Sometimes, you don’t have a high level description (e.g. a Vision). Now is a good time then to take your insights into the “why” and the “whom” and sit down and create a brief vision. There are two groups of people which I can higly advice you to involve: Your stakeholders and your development team. Both groups have a lot of impact on quality and velocity of your production cycle. Involving them when you shape the “what” will make your life easier down the road. Your teams involvment will reduce context questions and transfer ownership. Sponsor involvement will increase acceptance and alignment.

So … What’s Next?

Now that you have an idea of what you build for whom — and why. Now all you need to start is the “how”. It is now time to look at the other factors which you need to start your production:

  • What are the limitations you are working with? (e.g. timeframe, sponsor-interests, competitors, legal requirements, technology, …)
  • What resources do you have at your disposal? (e.g. do you have a team already? Can you outsource? What’s your budget? …)
  • What framework or setup will you use to develop? (e.g. Scrum, freestyle lean, Kanban, Waterfall, … — even the decision to not use a framework or system should be made consciously)
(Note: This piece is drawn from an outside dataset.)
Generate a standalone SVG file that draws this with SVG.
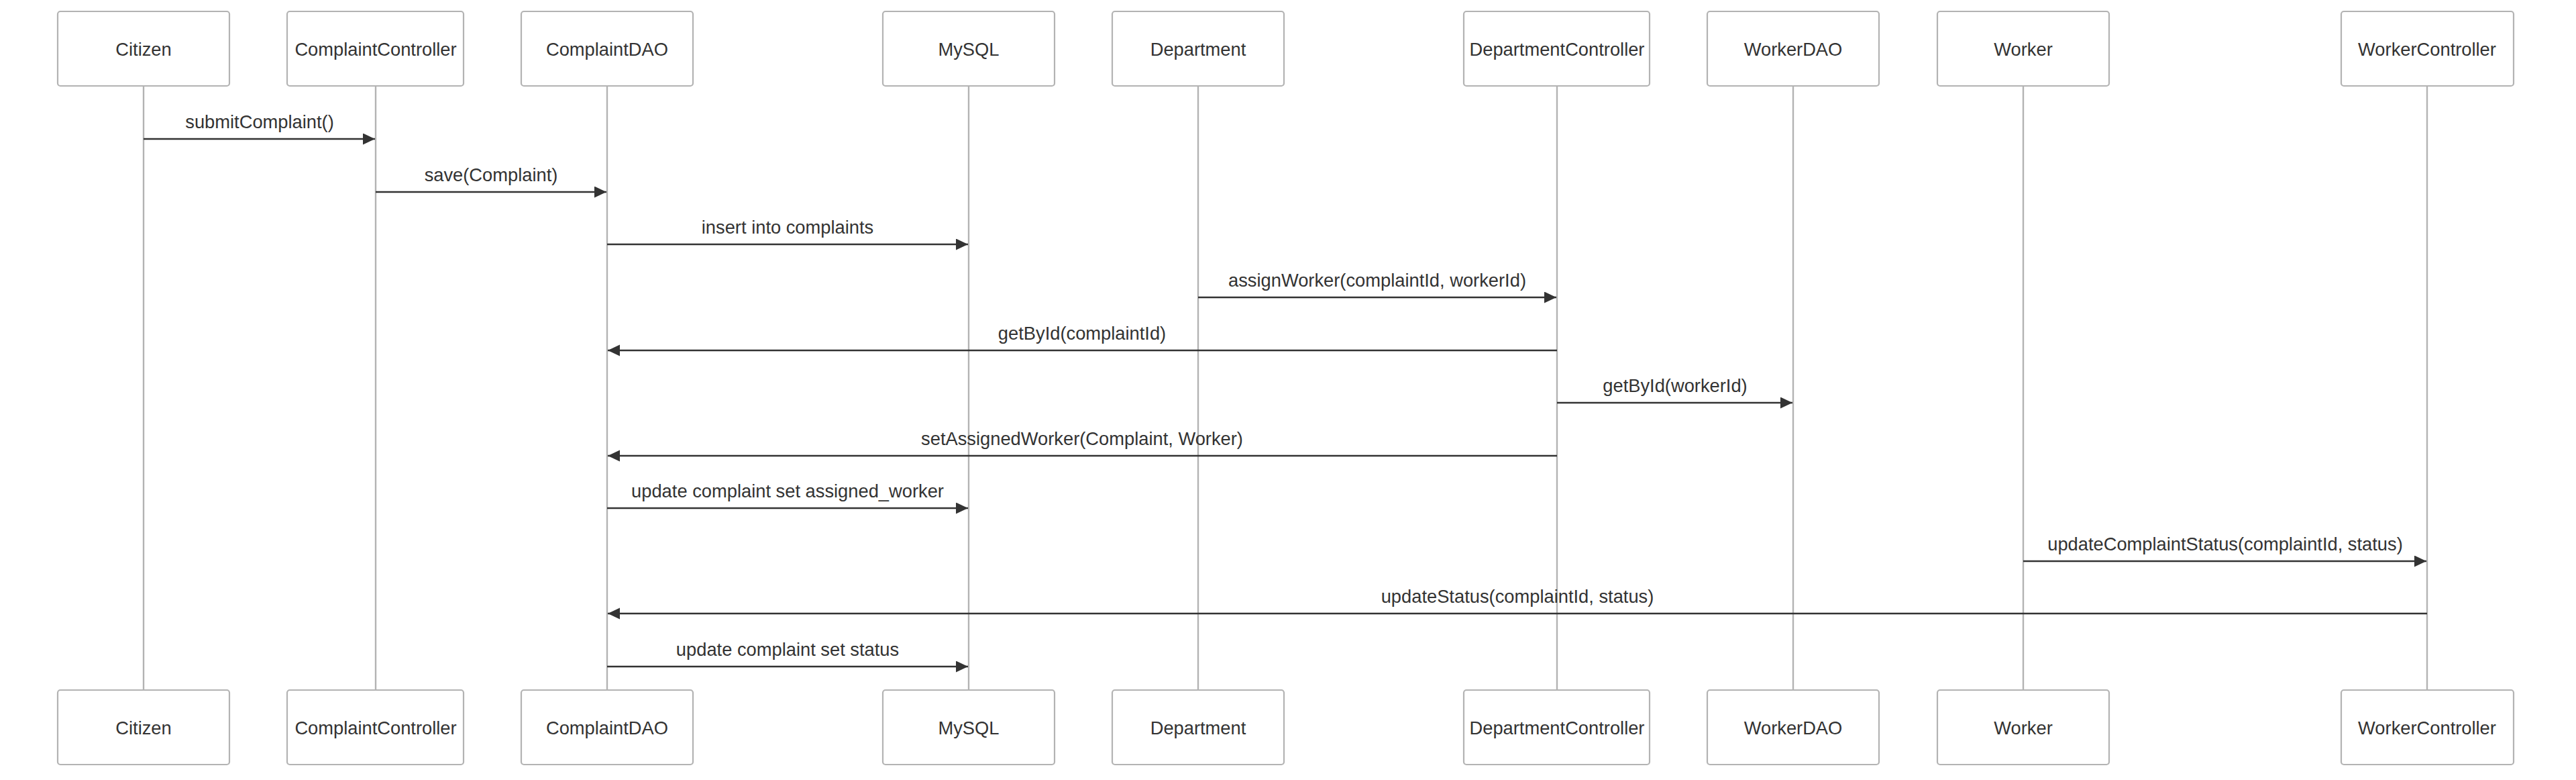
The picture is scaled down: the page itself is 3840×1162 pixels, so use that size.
<svg xmlns="http://www.w3.org/2000/svg" width="3840" height="1162" viewBox="0 0 3840 1162">
<style>
.box{fill:#fff;stroke:#b3b3b3;stroke-width:2.2}
.life{stroke:#b3b3b3;stroke-width:2.4}
.lbl{font-family:"Liberation Sans",Arial,sans-serif;font-size:27.3px;fill:#333;text-anchor:middle;dominant-baseline:central}
.msg{stroke:#333;stroke-width:2.7;fill:none}
.mtxt{font-family:"Liberation Sans",Arial,sans-serif;font-size:27.3px;fill:#333;text-anchor:middle}
</style>
<defs>
<marker id="ah" markerUnits="userSpaceOnUse" markerWidth="18" markerHeight="18" refX="18" refY="8.5" orient="auto">
<path d="M0,0 L18,8.5 L0,17 z" fill="#333"/>
</marker>
</defs>
<rect width="3840" height="1162" fill="#fff"/>
<g id="lifelines">
<line class="life" x1="214" y1="128" x2="214" y2="1028"/>
<line class="life" x1="560" y1="128" x2="560" y2="1028"/>
<line class="life" x1="905" y1="128" x2="905" y2="1028"/>
<line class="life" x1="1444" y1="128" x2="1444" y2="1028"/>
<line class="life" x1="1786" y1="128" x2="1786" y2="1028"/>
<line class="life" x1="2321" y1="128" x2="2321" y2="1028"/>
<line class="life" x1="2673" y1="128" x2="2673" y2="1028"/>
<line class="life" x1="3016" y1="128" x2="3016" y2="1028"/>
<line class="life" x1="3618" y1="128" x2="3618" y2="1028"/>
</g>
<g id="citizen">
<rect class="box" x="86" y="17" width="256" height="111" rx="4"/><text class="lbl" x="214" y="73">Citizen</text>
<rect class="box" x="86" y="1028" width="256" height="111" rx="4"/><text class="lbl" x="214" y="1084">Citizen</text>
</g>
<g id="complaintController">
<rect class="box" x="428" y="17" width="263" height="111" rx="4"/><text class="lbl" x="560" y="73">ComplaintController</text>
<rect class="box" x="428" y="1028" width="263" height="111" rx="4"/><text class="lbl" x="560" y="1084">ComplaintController</text>
</g>
<g id="complaintDAO">
<rect class="box" x="777" y="17" width="256" height="111" rx="4"/><text class="lbl" x="905" y="73">ComplaintDAO</text>
<rect class="box" x="777" y="1028" width="256" height="111" rx="4"/><text class="lbl" x="905" y="1084">ComplaintDAO</text>
</g>
<g id="mysql">
<rect class="box" x="1316" y="17" width="256" height="111" rx="4"/><text class="lbl" x="1444" y="73">MySQL</text>
<rect class="box" x="1316" y="1028" width="256" height="111" rx="4"/><text class="lbl" x="1444" y="1084">MySQL</text>
</g>
<g id="department">
<rect class="box" x="1658" y="17" width="256" height="111" rx="4"/><text class="lbl" x="1786" y="73">Department</text>
<rect class="box" x="1658" y="1028" width="256" height="111" rx="4"/><text class="lbl" x="1786" y="1084">Department</text>
</g>
<g id="departmentController">
<rect class="box" x="2182" y="17" width="277" height="111" rx="4"/><text class="lbl" x="2321" y="73">DepartmentController</text>
<rect class="box" x="2182" y="1028" width="277" height="111" rx="4"/><text class="lbl" x="2321" y="1084">DepartmentController</text>
</g>
<g id="workerDAO">
<rect class="box" x="2545" y="17" width="256" height="111" rx="4"/><text class="lbl" x="2673" y="73">WorkerDAO</text>
<rect class="box" x="2545" y="1028" width="256" height="111" rx="4"/><text class="lbl" x="2673" y="1084">WorkerDAO</text>
</g>
<g id="worker">
<rect class="box" x="2888" y="17" width="256" height="111" rx="4"/><text class="lbl" x="3016" y="73">Worker</text>
<rect class="box" x="2888" y="1028" width="256" height="111" rx="4"/><text class="lbl" x="3016" y="1084">Worker</text>
</g>
<g id="workerController">
<rect class="box" x="3490" y="17" width="257" height="111" rx="4"/><text class="lbl" x="3618" y="73">WorkerController</text>
<rect class="box" x="3490" y="1028" width="257" height="111" rx="4"/><text class="lbl" x="3618" y="1084">WorkerController</text>
</g>
<g id="connectors">
<line class="msg" x1="214" y1="207" x2="559" y2="207" marker-end="url(#ah)"/>
<text class="mtxt" x="387" y="191">submitComplaint()</text>
<line class="msg" x1="560" y1="286" x2="904" y2="286" marker-end="url(#ah)"/>
<text class="mtxt" x="732" y="270">save(Complaint)</text>
<line class="msg" x1="905" y1="364" x2="1443" y2="364" marker-end="url(#ah)"/>
<text class="mtxt" x="1174" y="348">insert into complaints</text>
<line class="msg" x1="1786" y1="443" x2="2320" y2="443" marker-end="url(#ah)"/>
<text class="mtxt" x="2053" y="427">assignWorker(complaintId, workerId)</text>
<line class="msg" x1="2321" y1="522" x2="906" y2="522" marker-end="url(#ah)"/>
<text class="mtxt" x="1613" y="506">getById(complaintId)</text>
<line class="msg" x1="2321" y1="600" x2="2672" y2="600" marker-end="url(#ah)"/>
<text class="mtxt" x="2497" y="584">getById(workerId)</text>
<line class="msg" x1="2321" y1="679" x2="906" y2="679" marker-end="url(#ah)"/>
<text class="mtxt" x="1613" y="663">setAssignedWorker(Complaint, Worker)</text>
<line class="msg" x1="905" y1="757" x2="1443" y2="757" marker-end="url(#ah)"/>
<text class="mtxt" x="1174" y="741">update complaint set assigned_worker</text>
<line class="msg" x1="3016" y1="836" x2="3617" y2="836" marker-end="url(#ah)"/>
<text class="mtxt" x="3317" y="820">updateComplaintStatus(complaintId, status)</text>
<line class="msg" x1="3618" y1="914" x2="906" y2="914" marker-end="url(#ah)"/>
<text class="mtxt" x="2262" y="898">updateStatus(complaintId, status)</text>
<line class="msg" x1="905" y1="993" x2="1443" y2="993" marker-end="url(#ah)"/>
<text class="mtxt" x="1174" y="977">update complaint set status</text>
</g>
</svg>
Once you have your starting set of information and decisions you can move forward. It is time to finally start. You have everything that is needed to dive into the requirements management, to create a backlog, hire a development team or whatever it is that is missing from entering the product development cycle.

One last thought: This set of questions is neither complete — nor should your answers be final. You will learn new things on your way throughout the development — embrace it and integrate it into the answers you gave in the beginning. Then check if those changes need a change in production and react accordingly. A good preparation is invaluable for your production — just keep in mind that this was the easy part! Truly successful products are millions to one. But:

“Scientists have calculated that the chances of something so patently absurd actually existing are millions to one. But magicians have calculated that million-to-one chances crop up nine times out of ten.”